Trouble was, I just didn’t know how. How to explain the subtleties, the intricacies, the carefully plotting and nuanced performances dominating my screen?

How to describe the sheer ecstasy of watching untalented “actors” and “actresses” fudge up their dialogue and flitting from screen corner to screen corner with “meaning” in their eyes?

Look at that.

I just did!

“Westtick” hit the small screen with the force of a fly on Monday night, complete with an opening song by Insects 4 Every1 and dreamy costumes by Insecticide.

The pilot garnered a 1.1 rating and a .002 share, clearly showing its connection with exterminators everywhere.

“Westtick” follows the lives of three witchy ticks, Dermacentor Veriabilis, Amblyomma Americanum and Ixodes Scapularis. They live in the deep, tall grass suburb of Shrub, just off of the fictional Highway 95.

All three are outcasts in their own way: Dermacentor because of her liking for the mating season, Amblyomma because of her gusty news articles in the “Tickin’ Times Paper,” and Ixodes because of her large brood of young ticks and absent husband, Useless.

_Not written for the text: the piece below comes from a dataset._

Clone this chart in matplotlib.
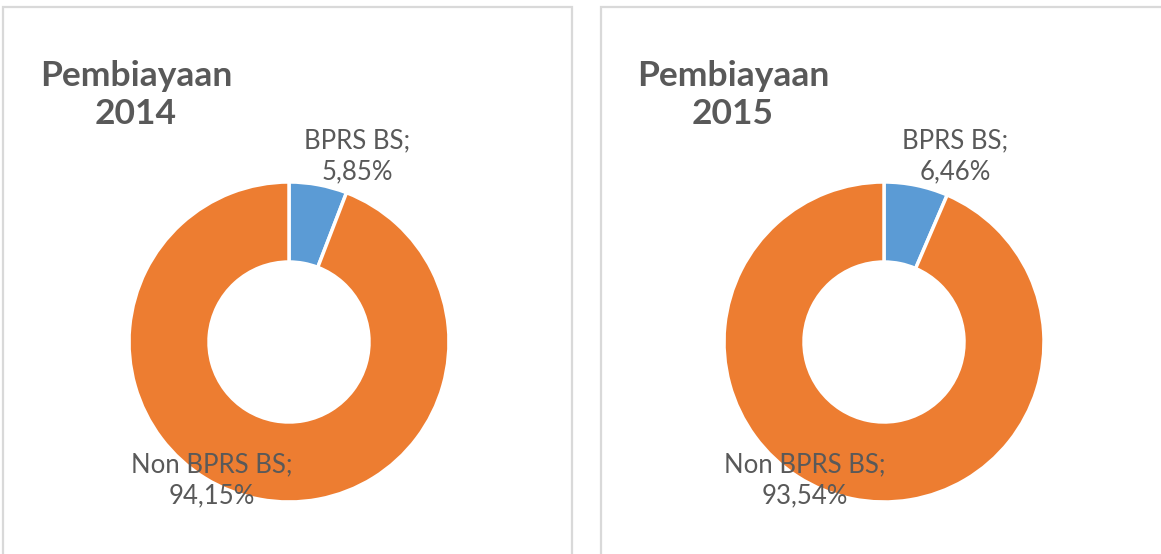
import matplotlib.pyplot as plt
from matplotlib.patches import Rectangle

plt.rcParams['font.family'] = ['Lato', 'DejaVu Sans']

# data
years = ['2014', '2015']
labels = ['BPRS BS', 'Non BPRS BS']
share_2014 = [5.85, 94.15]
share_2015 = [6.46, 93.54]
shares = [share_2014, share_2015]
colors = ['#5B9BD5', '#ED7D31']

W, H = 1161, 554
fig = plt.figure(figsize=(W / 100, H / 100), dpi=100)
fig.patch.set_facecolor('white')

def fx(px):
    return px / W

def fy(py):
    return 1 - py / H

# panel boxes (pixel geometry)
panels = [
    {'x0': 3, 'x1': 572, 'cx': 289, 'title_x': 136, 'blue_x': 357, 'non_x': 212},
    {'x0': 601, 'x1': 1175, 'cx': 884, 'title_x': 733, 'blue_x': 955, 'non_x': 805},
]
cy, r = 342, 160

def fmt(v):
    return f"{v:.2f}%".replace('.', ',')

for p, year, vals in zip(panels, years, shares):
    fig.patches.append(Rectangle((fx(p['x0']), fy(560)), fx(p['x1'] - p['x0']), fy(7) - fy(560),
                                 transform=fig.transFigure, fill=False,
                                 edgecolor='#d9d9d9', linewidth=1.6))

    ax = fig.add_axes([fx(p['cx'] - r), fy(cy + r), fx(2 * r), (2 * r) / H])
    ax.pie(vals, colors=colors, startangle=90, counterclock=False, radius=1,
           wedgeprops=dict(width=0.5, edgecolor='white', linewidth=2.5))
    ax.set_xlim(-1.0, 1.0)
    ax.set_ylim(-1.0, 1.0)
    ax.set_aspect('equal')
    ax.axis('off')

    fig.text(fx(p['title_x']), fy(95), 'Pembiayaan\n' + year, ha='center', va='center',
             fontsize=25.5, fontweight='bold', color='#595959', linespacing=1.2)

    fig.text(fx(p['blue_x']), fy(156), f"{labels[0]};\n{fmt(vals[0])}", ha='center', va='center',
             fontsize=18.5, color='#595959', linespacing=1.3)
    fig.text(fx(p['non_x']), fy(480), f"{labels[1]};\n{fmt(vals[1])}", ha='center', va='center',
             fontsize=18.5, color='#595959', linespacing=1.3)

fig.savefig('out.png', dpi=100, facecolor='white')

All three ticks meet up for a nice decanter of blood to dish about their unfulfilled lives (Highway 95 is off of the beaten track, and waiting for fresh blood is a days-long process).

Soon enough, they find themselves whipping up a potion for some commotion. Soon enough, Rhipicephalus Bursa shows up, a big tick with a lotta somethin’ somethin’. The town of Shrub is immediately thrown in to chaos, with the three witchy ticks at the center.

The Asinine Broadcasting Commission (ABC) has a rocky history of both ingenuity and utter stupidity. “Westtick” is shockingly well-acted. Facial expressions aren’t easy to convey when all you have at your disposal is a pair of well-defined pinchers, but the cast seems to be doing just fine.

I, for one, plan on fixing my schedule so I can view these ticks for as long as possible. You never know what can happen in Shrub.